Namun, kondisi pelabuhan nasional masih terdapat kesenjangan yang cukup signifikan dibandingkan standar global. Indonesia menempati peringkat ke-61 dari 141 negara dalam kualitas infrastruktur pelabuhan, jauh di bawah Singapura dan Malaysia. Sejumlah pelabuhan juga masih menghadapi persoalan kemacetan logistik yang berdampak pada kerugian ekonomi akibat lamanya bongkar muat.

Selain tantangan teknis operasional, persoalan lingkungan juga menjadi isu penting. Kasus pencemaran limbah minyak, sampah plastik, dan limbah cair di pelabuhan menimbulkan dampak sosial ekonomi yang langsung dirasakan masyarakat pesisir, terutama nelayan. Ketergantungan pada energi fosil di pelabuhan juga berkontribusi terhadap emisi karbon sektor transportasi.

Pelabuhan yang tidak berbasis teknologi dan ramah lingkungan berpotensi menyebabkan turunnya daya saing ekspor-impor Indonesia. Penumpukan kontainer yang berlangsung hingga ribuan hari seperti kasus di Tanjung Priok menunjukkan betapa lambatnya sistem manajemen operasional tanpa digitalisasi, sehingga merugikan negara dari sisi devisa dan reputasi internasional.

Untuk menjawab permasalahan tersebut, pemerintah telah merumuskan Roadmap Green and Smart Port dengan target 149 pelabuhan menjadi hijau dan cerdas pada tahun 2024. Sejumlah pelabuhan telah memperoleh sertifikasi dan mengadopsi digitalisasi proses logistik, tetapi percepatan transformasi perlu dilakukan secara lebih masif dan terstruktur dengan melibatkan berbagai pemangku kepentingan.

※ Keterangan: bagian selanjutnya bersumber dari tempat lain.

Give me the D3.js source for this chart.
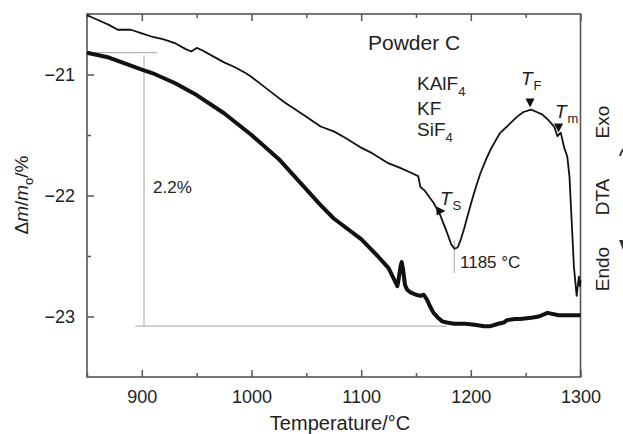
<!DOCTYPE html>
<html>
<head>
<meta charset="utf-8">
<script src="https://cdn.jsdelivr.net/npm/d3@7"></script>
<style>
    body { margin: 0; background: #fff; }
    svg text { font-family: "Liberation Sans", Arial, sans-serif; fill: #222; }
</style>
</head>
<body>
<div id="chart"></div>
<script>
// TG curve (thick): temperature / mass change %
let tgTemp = [850, 870, 900, 910, 930, 950, 975, 1000, 1025, 1050, 1063, 1075, 1100, 1115, 1125, 1133,
    1134, 1136, 1137, 1138, 1140, 1142, 1145, 1150, 1154, 1157, 1160, 1163, 1166, 1170, 1174, 1178,
    1185, 1195, 1205, 1212, 1218, 1225, 1230, 1233, 1240, 1245, 1255, 1262, 1270, 1280, 1290, 1300];
let tgMass = [-20.82, -20.86, -20.96, -20.99, -21.07, -21.17, -21.32, -21.50, -21.70, -21.95, -22.08, -22.19, -22.36, -22.50, -22.60, -22.75,
    -22.70, -22.58, -22.55, -22.60, -22.74, -22.78, -22.80, -22.82, -22.83, -22.82, -22.86, -22.92, -22.97, -23.01, -23.04, -23.05,
    -23.06, -23.06, -23.07, -23.08, -23.08, -23.06, -23.05, -23.03, -23.02, -23.02, -23.01, -23.00, -22.97, -22.99, -22.99, -22.99];

// DTA curve (thin), drawn on the same vertical scale
let dtaTemp = [850, 860, 870, 878, 885, 890, 900, 910, 920, 930, 940, 945, 950, 955, 965, 975, 985, 995,
    1000, 1010, 1020, 1030, 1040, 1050, 1063, 1075, 1085, 1099, 1110, 1124, 1135, 1145, 1152, 1154, 1158,
    1166, 1172, 1178, 1182, 1185, 1188, 1191, 1194, 1197, 1201, 1205, 1209, 1214, 1218, 1223, 1227, 1233,
    1242, 1248, 1255, 1260, 1265, 1270, 1276, 1279, 1282, 1285, 1288, 1290, 1291, 1292.5, 1294, 1296.5, 1298.5, 1299.5, 1300];
let dtaSignal = [-20.51, -20.55, -20.59, -20.63, -20.63, -20.63, -20.66, -20.69, -20.71, -20.74, -20.79, -20.81, -20.78, -20.80, -20.85, -20.90, -20.94, -20.99,
    -21.02, -21.09, -21.16, -21.23, -21.29, -21.35, -21.43, -21.47, -21.52, -21.60, -21.65, -21.73, -21.77, -21.81, -21.84, -21.93, -21.96,
    -22.06, -22.16, -22.30, -22.40, -22.44, -22.43, -22.36, -22.27, -22.17, -22.04, -21.92, -21.81, -21.70, -21.62, -21.54, -21.48, -21.43,
    -21.35, -21.31, -21.29, -21.31, -21.33, -21.37, -21.43, -21.51, -21.48, -21.60, -21.68, -21.85, -22.04, -22.31, -22.59, -22.83, -22.67, -22.75, -22.70];

let xTicks = [900, 1000, 1100, 1200, 1300];
let xMinorTicks = [850, 950, 1050, 1150, 1250];
let yTicks = [-21, -22, -23];
let yMinorTicks = [-20.5, -21.5, -22.5];

let width = 623;
let height = 434;

let x = d3.scaleLinear().domain([850, 1300]).range([87, 580.5]);
let y = d3.scaleLinear().domain([-23.5, -20.5]).range([377, 14]);

let svg = d3.select("#chart")
    .append("svg")
    .attr("width", width)
    .attr("height", height);

let frameColor = "#555";

// Ticks (inward) on bottom and top.
let xAxisBottom = d3.axisBottom(x).tickValues(xTicks).tickSizeInner(-7).tickSizeOuter(0).tickPadding(13)
    .tickFormat(d3.format("d"));
let xAxisBottomMinor = d3.axisBottom(x).tickValues(xMinorTicks).tickSizeInner(-4).tickSizeOuter(0).tickFormat("");
let xAxisTop = d3.axisTop(x).tickValues(xTicks).tickSizeInner(-7).tickSizeOuter(0).tickFormat("");
let xAxisTopMinor = d3.axisTop(x).tickValues(xMinorTicks).tickSizeInner(-4).tickSizeOuter(0).tickFormat("");
let yAxis = d3.axisLeft(y).tickValues(yTicks).tickSizeInner(-7).tickSizeOuter(0).tickPadding(12)
    .tickFormat(d => "\u2212" + Math.abs(d));
let yAxisMinor = d3.axisLeft(y).tickValues(yMinorTicks).tickSizeInner(-4).tickSizeOuter(0).tickFormat("");

function styleAxis(g) {
    g.select(".domain").remove();
    g.selectAll(".tick line").attr("stroke", frameColor).attr("stroke-width", 1.5);
    g.selectAll(".tick text")
        .attr("font-size", 18)
        .attr("font-family", "Liberation Sans, Arial, sans-serif")
        .attr("fill", "#222");
}

svg.append("g").attr("transform", `translate(0,${y.range()[0]})`).call(xAxisBottom).call(styleAxis);
svg.append("g").attr("transform", `translate(0,${y.range()[0]})`).call(xAxisBottomMinor).call(styleAxis);
svg.append("g").attr("transform", `translate(0,${y.range()[1]})`).call(xAxisTop).call(styleAxis);
svg.append("g").attr("transform", `translate(0,${y.range()[1]})`).call(xAxisTopMinor).call(styleAxis);
svg.append("g").attr("transform", `translate(${x.range()[0]},0)`).call(yAxis).call(styleAxis);
svg.append("g").attr("transform", `translate(${x.range()[0]},0)`).call(yAxisMinor).call(styleAxis);

// Frame.
svg.append("rect")
    .attr("x", x.range()[0])
    .attr("y", y.range()[1])
    .attr("width", x.range()[1] - x.range()[0])
    .attr("height", y.range()[0] - y.range()[1])
    .attr("fill", "none")
    .attr("stroke", frameColor)
    .attr("stroke-width", 1.6);

// Gray guide lines for the 2.2% mass loss and the 1185 °C minimum.
let guide = "#b5b5b5";
let guides = [
    [[850, -20.82], [914, -20.82]],
    [[902, -20.84], [902, -23.08]],
    [[894, -23.08], [1178, -23.08]],
    [[1185, -22.37], [1185, -22.64]]
];
guides.forEach(function(seg) {
    svg.append("line")
        .attr("x1", x(seg[0][0])).attr("y1", y(seg[0][1]))
        .attr("x2", x(seg[1][0])).attr("y2", y(seg[1][1]))
        .attr("stroke", guide)
        .attr("stroke-width", 1.2);
});

let line = d3.line()
    .x(d => x(d[0]))
    .y(d => y(d[1]));

// DTA curve.
svg.append("path")
    .datum(dtaTemp.map((t, i) => [t, dtaSignal[i]]))
    .attr("d", line)
    .attr("fill", "none")
    .attr("stroke", "#111")
    .attr("stroke-width", 1.8)
    .attr("stroke-linejoin", "round");

// TG curve.
svg.append("path")
    .datum(tgTemp.map((t, i) => [t, tgMass[i]]))
    .attr("d", line)
    .attr("fill", "none")
    .attr("stroke", "#111")
    .attr("stroke-width", 4)
    .attr("stroke-linejoin", "round");

// Labels inside the plot.
svg.append("text").attr("x", 368).attr("y", 50).attr("font-size", 21).text("Powder C");

function formula(xPos, yPos, main, sub) {
    let t = svg.append("text").attr("x", xPos).attr("y", yPos).attr("font-size", 19);
    t.append("tspan").text(main);
    if (sub) t.append("tspan").attr("font-size", 13).attr("dy", 6).text(sub);
}
formula(417, 90, "KAlF", "4");
formula(417, 115, "KF");
formula(417, 136, "SiF", "4");

svg.append("text").attr("x", 153).attr("y", 193).attr("font-size", 17).text("2.2%");
svg.append("text").attr("x", 460).attr("y", 268).attr("font-size", 17).text("1185 \u00B0C");

// Characteristic temperatures with markers.
function tLabel(xPos, yPos, sub) {
    let t = svg.append("text").attr("x", xPos).attr("y", yPos).attr("font-size", 19);
    t.append("tspan").attr("font-style", "italic").text("T");
    t.append("tspan").attr("font-size", 13).attr("dy", 5).attr("dx", 1).text(sub);
}
tLabel(521, 85, "F");
tLabel(555, 118, "m");
tLabel(440, 205, "S");

function triangle(cx, cy, dir) {
    let s = 4.5;
    let pts = dir === "down"
        ? [[cx - s, cy - s], [cx + s, cy - s], [cx, cy + s]]
        : [[cx - s, cy - s], [cx + s, cy], [cx - s, cy + s]];
    svg.append("path")
        .attr("d", "M" + pts.map(p => p.join(",")).join("L") + "Z")
        .attr("fill", "#111");
}
triangle(x(1254), 103, "down");
triangle(x(1280), 128, "down");
triangle(441, 211, "right");

// Axis titles.
svg.append("text")
    .attr("x", 340)
    .attr("y", 430)
    .attr("text-anchor", "middle")
    .attr("font-size", 20)
    .text("Temperature/\u00B0C");

let yTitle = svg.append("text")
    .attr("transform", "translate(28,195) rotate(-90)")
    .attr("text-anchor", "middle")
    .attr("font-size", 19);
yTitle.append("tspan").text("\u0394");
yTitle.append("tspan").attr("font-style", "italic").text("m");
yTitle.append("tspan").text("/");
yTitle.append("tspan").attr("font-style", "italic").text("m");
yTitle.append("tspan").attr("font-size", 13).attr("dy", 5).text("o");
yTitle.append("tspan").attr("dy", -5).text("/%");

// Right side DTA labels.
[["Exo", 122], ["DTA", 197], ["Endo", 269]].forEach(function(d) {
    svg.append("text")
        .attr("transform", `translate(609,${d[1]}) rotate(-90)`)
        .attr("text-anchor", "middle")
        .attr("font-size", 19)
        .text(d[0]);
});

// Arrow heads cut off at the right edge.
svg.append("path").attr("d", "M620,156 Q622,148 628,146").attr("fill", "none").attr("stroke", "#333").attr("stroke-width", 2);
svg.append("path").attr("d", "M619,240 L627,240 L623,250 Z").attr("fill", "#333");
</script>
</body>
</html>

Dalam perspektif ketahanan ekonomi, pengembangan pelabuhan hijau dan cerdas merupakan instrumen penting yang memperkuat ketangguhan bangsa menghadapi ancaman global, terutama krisis energi, gangguan logistik, dan ketidakstabilan ekonomi internasional. Pelabuhan modern akan menciptakan ketahanan distribusi nasional, membuka lapangan kerja berkualitas tinggi, serta memperkuat posisi Indonesia sebagai poros maritim dunia.